[llvm-dev] i32 vs i32 signext for C int parameters to library functions
Marcin KoĆcielnicki via llvm-dev
llvm-dev at lists.llvm.org
Tue Sep 6 04:10:57 PDT 2016
I'm trying to fix a longstanding bug with library function calls on
platforms where int is passed sign-extended in a register (it badly
affects SystemZ, and has a chance of affecting PowerPC64, SPARC64,
MIPS64 as well).
The problem is that, on these platforms, C int corresponds to a "i32
signext" parameter, but all LLVM passes inserting library calls
currently use just "i32". This means that the high bits of the argument
will be indeterminate instead of sign-extension.
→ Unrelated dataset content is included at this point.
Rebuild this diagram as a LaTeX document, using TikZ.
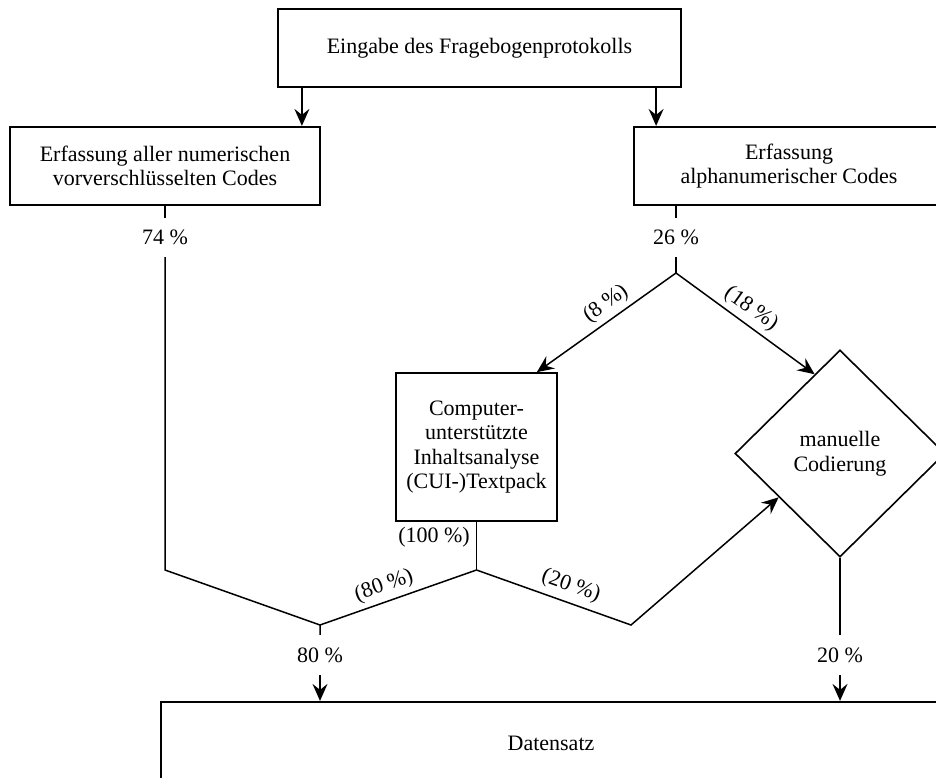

In practice, PowerPC64, SPARC64, MIPS64 tend to get zero- or
sign-extended data anyway (since all operations are performed on whole
registers), and the bug is hidden. However, SystemZ has opcodes that
actually modify only the low half of a register, so such functions tend
to get junk in the high halves (eg. high bits of a heap address). As a
practical example, the compiler-rt's profile testsuite (which is
currently disabled on SystemZ) has multiple failures due to this problem.
In addition to int parameters, the same issue also affects unsigned int
(which should be i32, i32 zeroext, or i32 signext depending on platform)
and return values.
To fix this bug, I need some way to tell whether to use i32 or i32
signext in target-independent LLVM passes - but none seems to exist at
this moment. I wrote a patch that adds this information to TTI (
https://reviews.llvm.org/D21739 ), but it doesn't fit with the current
semantics of TTI - if the information about *ext is missing, we're going
to have correctness problems instead of merely lowered performance.
How should I best resolve this problem?